You might think that being a mama, I would love the fall season.
You’d be wrong.
I used to love it. It used to bring anticipation, excitement, even happiness.
I loved the colours as the leaves began to change. I loved the cool crisp air, just cool enough to wear a sweater, and not cold enough to need a coat.
I loved bringing out my fall clothes, getting my supplies ready for school…
I loved a lot about fall.
And even long after my childhood days and college days and university days were behind me, that feeling lingered as the season began to turn and summer came to a close.
But then everything changed one fall day, ten years ago.
Nine months of torture. Nine months of fighting, Nine months of treatment. And it came to a close. Just as all the students were heading off to school for the first weeks, and that crisp fall breeze was in the air, my father took his last breath.
Don’t ask me how ten years have gone by. I don’t know. I also don’t know how in ten years so much has happened without him here. The triumphs, the celebrations, the heartaches. It goes by in a fog. Even ten years later.
My children will go to school in the fall, as they have done for a few years now. They will have the anticipation, the excitement and the happiness.
And even though I have those feelings for them, I have so many more when the leaves start to fall, the days get shorter. As a mama, I will keep up appearances for the most part and celebrate with them, because they deserve that. But oh, how I wish I could skip fall and hold on to summer.
He loved summer.
He had a big garden with fresh produce. He jumped in the pool and enjoyed the sun. He cut sweet smelling roses as soon as they bloomed for my wonderful mother. He savoured summer.
So I thought, how can I do the same?
I started a hashtag a couple of years ago because of this, and now and I am bringing it back with more pictures.
I know there are a lot of people similar to me that love summer for various reasons and want to hold on to it.
Nowadays we take pictures of everything with our phones, so here’s a chance to showcase our summers in a different way.
Those last days before school starts always make me second guess if we did anything fun or memorable…well, no more.

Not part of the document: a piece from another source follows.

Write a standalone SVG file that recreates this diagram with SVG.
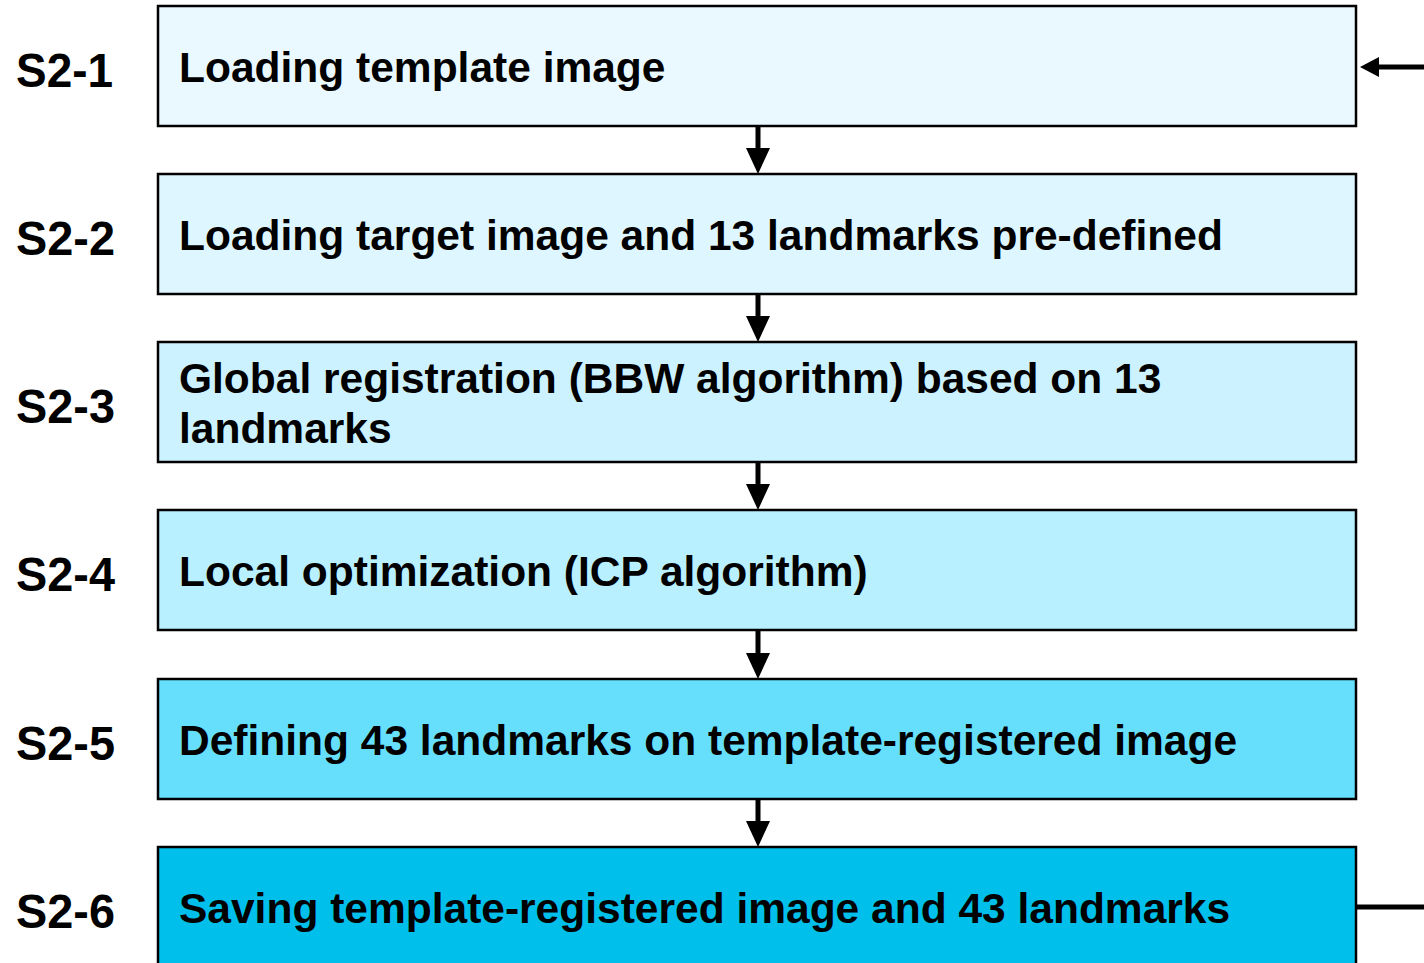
<svg xmlns="http://www.w3.org/2000/svg" width="1424" height="963" viewBox="0 0 1424 963">
  <defs>
    <style>
      .box { stroke: #000; stroke-width: 2.5; }
      .txt { font-family: "Liberation Sans", Arial, sans-serif; font-weight: bold; font-size: 42.5px; fill: #000; }
      .lbl { font-family: "Liberation Sans", Arial, sans-serif; font-weight: bold; font-size: 49px; fill: #000; }
      .line { stroke: #000; stroke-width: 5; fill: none; }
      .head { fill: #000; }
    </style>
  </defs>
  <rect width="1424" height="963" fill="#fff"/>

  <g id="step1">
    <text class="lbl" x="16" y="87" textLength="97" lengthAdjust="spacingAndGlyphs">S2-1</text>
    <rect class="box" x="158" y="6" width="1198" height="120" fill="#eaf9ff"/>
    <text class="txt" x="179" y="82">Loading template image</text>
  </g>
  <g id="step2">
    <text class="lbl" x="16" y="255" textLength="99" lengthAdjust="spacingAndGlyphs">S2-2</text>
    <rect class="box" x="158" y="174" width="1198" height="120" fill="#def6ff"/>
    <text class="txt" x="179" y="250">Loading target image and 13 landmarks pre-defined</text>
  </g>
  <g id="step3">
    <text class="lbl" x="16" y="423" textLength="99" lengthAdjust="spacingAndGlyphs">S2-3</text>
    <rect class="box" x="158" y="342" width="1198" height="120" fill="#ccf2ff"/>
    <text class="txt" x="179" y="393">Global registration (BBW algorithm) based on 13</text>
    <text class="txt" x="179" y="443">landmarks</text>
  </g>
  <g id="step4">
    <text class="lbl" x="16" y="591" textLength="99" lengthAdjust="spacingAndGlyphs">S2-4</text>
    <rect class="box" x="158" y="510" width="1198" height="120" fill="#b9f0ff"/>
    <text class="txt" x="179" y="586">Local optimization (ICP algorithm)</text>
  </g>
  <g id="step5">
    <text class="lbl" x="16" y="760" textLength="99" lengthAdjust="spacingAndGlyphs">S2-5</text>
    <rect class="box" x="158" y="679" width="1198" height="120" fill="#66dffd"/>
    <text class="txt" x="179" y="755">Defining 43 landmarks on template-registered image</text>
  </g>
  <g id="step6">
    <text class="lbl" x="16" y="928" textLength="99" lengthAdjust="spacingAndGlyphs">S2-6</text>
    <rect class="box" x="158" y="847" width="1198" height="130" fill="#00bfea"/>
    <text class="txt" x="179" y="923">Saving template-registered image and 43 landmarks</text>
  </g>

  <g id="connectors">
    <g id="down-arrows">
      <line class="line" x1="758" y1="126" x2="758" y2="150"/>
      <polygon class="head" points="746,148 770,148 758,174"/>
      <line class="line" x1="758" y1="294" x2="758" y2="318"/>
      <polygon class="head" points="746,316 770,316 758,342"/>
      <line class="line" x1="758" y1="462" x2="758" y2="486"/>
      <polygon class="head" points="746,484 770,484 758,510"/>
      <line class="line" x1="758" y1="630" x2="758" y2="655"/>
      <polygon class="head" points="746,653 770,653 758,679"/>
      <line class="line" x1="758" y1="799" x2="758" y2="823"/>
      <polygon class="head" points="746,821 770,821 758,847"/>
    </g>
    <g id="loop">
      <line class="line" x1="1424" y1="67" x2="1376" y2="67"/>
      <polygon class="head" points="1360,67 1379,57 1379,77"/>
      <line class="line" x1="1356" y1="907" x2="1424" y2="907"/>
    </g>
  </g>
</svg>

I want to preserve those memories in a collection of pictures.
And inevitably, when you look back at your summer months, you discover you actually did A LOT, but perhaps never took a good long moment to acknowledge it. It also happens to feel that way when you have little people saying “I’m bored!” if they are not being entertained for 5-10 seconds of any given day (i.e. every day).
So here is the chance to prove to them, to yourself and to the world that your summer has had substance! And who knows? Maybe when I’m done with the sharing, those pictures can be part of a greater memory (photo album, framed piece on the wall..). I’m tagging my pictures as a ‘sand bucket list’ since that is what I called it years ago. I think it’s a sweeter way to describe a summer bucket list.
Will you join me?
All you have to do is include the hashtag #savingsummer with a picture you share on social media (be sure to tag me in it if you want me to see it too).

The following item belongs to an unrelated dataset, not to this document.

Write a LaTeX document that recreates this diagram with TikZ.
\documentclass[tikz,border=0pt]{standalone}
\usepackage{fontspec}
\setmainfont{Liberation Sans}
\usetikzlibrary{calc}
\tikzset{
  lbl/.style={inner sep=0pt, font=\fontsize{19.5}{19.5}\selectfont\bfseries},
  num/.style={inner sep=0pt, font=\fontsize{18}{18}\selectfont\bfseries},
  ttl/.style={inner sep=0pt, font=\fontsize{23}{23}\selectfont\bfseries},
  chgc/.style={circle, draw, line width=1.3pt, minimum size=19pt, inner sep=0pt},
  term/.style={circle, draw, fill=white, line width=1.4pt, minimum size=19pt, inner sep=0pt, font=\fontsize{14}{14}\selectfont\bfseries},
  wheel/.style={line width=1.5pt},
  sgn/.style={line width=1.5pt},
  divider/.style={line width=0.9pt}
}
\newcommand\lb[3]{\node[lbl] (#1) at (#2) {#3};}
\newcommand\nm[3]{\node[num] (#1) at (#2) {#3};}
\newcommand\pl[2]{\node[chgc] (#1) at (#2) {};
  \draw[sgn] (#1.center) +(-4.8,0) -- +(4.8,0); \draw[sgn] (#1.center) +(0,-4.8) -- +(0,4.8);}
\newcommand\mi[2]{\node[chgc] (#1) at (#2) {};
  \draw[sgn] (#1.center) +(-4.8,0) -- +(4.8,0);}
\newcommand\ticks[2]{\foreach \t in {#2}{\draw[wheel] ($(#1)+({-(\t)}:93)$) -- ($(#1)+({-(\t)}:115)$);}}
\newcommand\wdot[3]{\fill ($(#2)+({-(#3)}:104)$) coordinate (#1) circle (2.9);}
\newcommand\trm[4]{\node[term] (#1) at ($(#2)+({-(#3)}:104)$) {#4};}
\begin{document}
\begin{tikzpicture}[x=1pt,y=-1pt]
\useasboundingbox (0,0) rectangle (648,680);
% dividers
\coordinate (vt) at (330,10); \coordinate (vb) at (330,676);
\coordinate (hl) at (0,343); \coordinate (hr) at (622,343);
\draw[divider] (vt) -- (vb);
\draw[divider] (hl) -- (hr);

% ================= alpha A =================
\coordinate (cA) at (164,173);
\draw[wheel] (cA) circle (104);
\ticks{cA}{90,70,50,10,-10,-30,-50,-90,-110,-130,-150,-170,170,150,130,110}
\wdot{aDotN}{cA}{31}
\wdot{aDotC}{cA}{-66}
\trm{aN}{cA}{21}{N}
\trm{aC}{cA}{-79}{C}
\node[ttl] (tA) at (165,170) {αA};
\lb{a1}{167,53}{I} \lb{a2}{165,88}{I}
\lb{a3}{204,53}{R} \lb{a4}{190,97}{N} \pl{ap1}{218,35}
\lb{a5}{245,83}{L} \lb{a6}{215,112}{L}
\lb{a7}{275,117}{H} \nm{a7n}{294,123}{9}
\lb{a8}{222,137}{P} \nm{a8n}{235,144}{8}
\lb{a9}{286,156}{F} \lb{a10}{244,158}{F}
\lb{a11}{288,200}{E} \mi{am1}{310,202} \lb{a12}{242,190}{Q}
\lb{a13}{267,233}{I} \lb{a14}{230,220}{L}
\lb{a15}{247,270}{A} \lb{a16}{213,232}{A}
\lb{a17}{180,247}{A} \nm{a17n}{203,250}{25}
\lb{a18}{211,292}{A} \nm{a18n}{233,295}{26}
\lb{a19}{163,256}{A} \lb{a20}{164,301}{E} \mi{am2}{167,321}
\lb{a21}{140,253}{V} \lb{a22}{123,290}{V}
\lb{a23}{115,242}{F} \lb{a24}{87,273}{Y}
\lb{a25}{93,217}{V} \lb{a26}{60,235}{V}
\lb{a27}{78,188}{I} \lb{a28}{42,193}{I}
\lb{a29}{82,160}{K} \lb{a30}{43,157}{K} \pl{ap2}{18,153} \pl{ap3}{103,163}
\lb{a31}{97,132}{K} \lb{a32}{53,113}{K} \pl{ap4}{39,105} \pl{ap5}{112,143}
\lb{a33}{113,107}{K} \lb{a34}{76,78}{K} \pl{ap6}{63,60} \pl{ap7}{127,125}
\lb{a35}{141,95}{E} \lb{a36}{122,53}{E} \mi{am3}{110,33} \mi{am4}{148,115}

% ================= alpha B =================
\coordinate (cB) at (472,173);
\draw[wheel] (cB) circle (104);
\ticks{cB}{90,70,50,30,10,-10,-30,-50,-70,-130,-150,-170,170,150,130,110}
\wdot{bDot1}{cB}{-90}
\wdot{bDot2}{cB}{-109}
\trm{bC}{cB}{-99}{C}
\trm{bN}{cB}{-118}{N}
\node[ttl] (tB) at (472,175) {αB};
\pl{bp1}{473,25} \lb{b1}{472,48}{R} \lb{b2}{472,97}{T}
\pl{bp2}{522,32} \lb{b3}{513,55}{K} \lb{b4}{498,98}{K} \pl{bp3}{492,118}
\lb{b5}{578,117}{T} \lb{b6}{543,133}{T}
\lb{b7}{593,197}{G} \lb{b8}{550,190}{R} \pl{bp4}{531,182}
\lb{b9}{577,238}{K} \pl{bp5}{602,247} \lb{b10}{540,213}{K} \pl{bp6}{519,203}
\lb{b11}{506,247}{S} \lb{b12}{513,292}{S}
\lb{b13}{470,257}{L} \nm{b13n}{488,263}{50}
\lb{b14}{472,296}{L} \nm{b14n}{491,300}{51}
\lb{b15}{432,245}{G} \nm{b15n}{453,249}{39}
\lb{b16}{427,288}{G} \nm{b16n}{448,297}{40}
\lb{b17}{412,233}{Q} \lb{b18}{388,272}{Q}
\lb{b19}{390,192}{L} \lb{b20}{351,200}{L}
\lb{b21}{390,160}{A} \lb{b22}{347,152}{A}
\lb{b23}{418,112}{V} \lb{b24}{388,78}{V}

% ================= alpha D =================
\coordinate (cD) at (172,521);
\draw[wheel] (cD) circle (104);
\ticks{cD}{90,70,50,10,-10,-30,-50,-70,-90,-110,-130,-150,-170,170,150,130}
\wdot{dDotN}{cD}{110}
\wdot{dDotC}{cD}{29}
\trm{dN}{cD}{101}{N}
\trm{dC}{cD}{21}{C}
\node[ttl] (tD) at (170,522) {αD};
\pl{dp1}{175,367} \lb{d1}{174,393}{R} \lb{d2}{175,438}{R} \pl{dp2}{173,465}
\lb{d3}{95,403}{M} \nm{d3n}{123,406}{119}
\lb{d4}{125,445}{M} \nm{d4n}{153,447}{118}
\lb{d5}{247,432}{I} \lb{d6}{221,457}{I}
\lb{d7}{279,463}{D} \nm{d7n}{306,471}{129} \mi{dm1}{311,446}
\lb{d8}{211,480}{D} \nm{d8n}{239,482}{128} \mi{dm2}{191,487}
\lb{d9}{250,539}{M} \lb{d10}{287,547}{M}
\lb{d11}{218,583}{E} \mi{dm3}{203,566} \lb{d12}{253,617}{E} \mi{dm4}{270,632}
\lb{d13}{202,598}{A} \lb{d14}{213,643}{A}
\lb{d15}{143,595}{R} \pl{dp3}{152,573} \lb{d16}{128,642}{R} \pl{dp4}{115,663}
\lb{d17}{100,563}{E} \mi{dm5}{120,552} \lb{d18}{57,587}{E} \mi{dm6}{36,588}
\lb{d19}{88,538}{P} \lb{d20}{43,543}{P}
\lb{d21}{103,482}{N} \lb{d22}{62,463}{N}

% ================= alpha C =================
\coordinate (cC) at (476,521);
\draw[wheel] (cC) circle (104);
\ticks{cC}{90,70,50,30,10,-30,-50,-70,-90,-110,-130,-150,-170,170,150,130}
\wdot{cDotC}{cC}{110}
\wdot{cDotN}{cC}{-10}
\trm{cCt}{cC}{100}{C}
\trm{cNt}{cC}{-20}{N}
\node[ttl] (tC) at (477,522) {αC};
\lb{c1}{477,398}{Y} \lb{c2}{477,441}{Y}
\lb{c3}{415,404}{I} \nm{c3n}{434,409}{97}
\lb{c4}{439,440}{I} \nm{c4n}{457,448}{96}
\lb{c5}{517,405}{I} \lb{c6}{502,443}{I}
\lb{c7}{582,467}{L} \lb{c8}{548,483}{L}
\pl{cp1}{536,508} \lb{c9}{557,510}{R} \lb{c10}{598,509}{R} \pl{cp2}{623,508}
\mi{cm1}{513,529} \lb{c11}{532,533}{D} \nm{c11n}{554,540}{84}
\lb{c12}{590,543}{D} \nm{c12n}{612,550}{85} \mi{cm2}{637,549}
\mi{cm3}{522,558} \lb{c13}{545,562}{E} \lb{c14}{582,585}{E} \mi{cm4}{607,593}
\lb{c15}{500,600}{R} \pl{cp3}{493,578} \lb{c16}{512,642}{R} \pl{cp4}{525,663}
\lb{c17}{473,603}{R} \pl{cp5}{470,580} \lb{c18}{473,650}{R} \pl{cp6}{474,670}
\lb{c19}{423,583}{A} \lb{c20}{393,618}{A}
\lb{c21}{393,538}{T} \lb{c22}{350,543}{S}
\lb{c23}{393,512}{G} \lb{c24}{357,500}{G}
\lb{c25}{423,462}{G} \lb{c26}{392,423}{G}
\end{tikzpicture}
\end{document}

I’ll be on the search to see your pictures and strike up conversations online too.
Remember, your pictures don’t have to be monumental activities our world travelling tours. The point is to savour all the moments (big and small) that make you completely in love with summer.
I’ll be posting as long as I can, to remember my happiest season.
And I truly hope this can help you savour your summer as well.
To see other pictures I have done with the #savingsummer hashtag, you can visit my Pinterest board with the same name. You can also search for the hashtag here, where I’ve written more about this topic.
This resonates with me. I lost my mother suddenly in 2003. The seasons became different, holidays lost importance, and I became a creature of existence. Some days the fog lifts and other days it just doesn’t. I too want to be #savingsummer I want to be #savingallthethings
I feel the same, Beans. It’s hard to make decisions and change anything at times. I’m so sorry for your loss.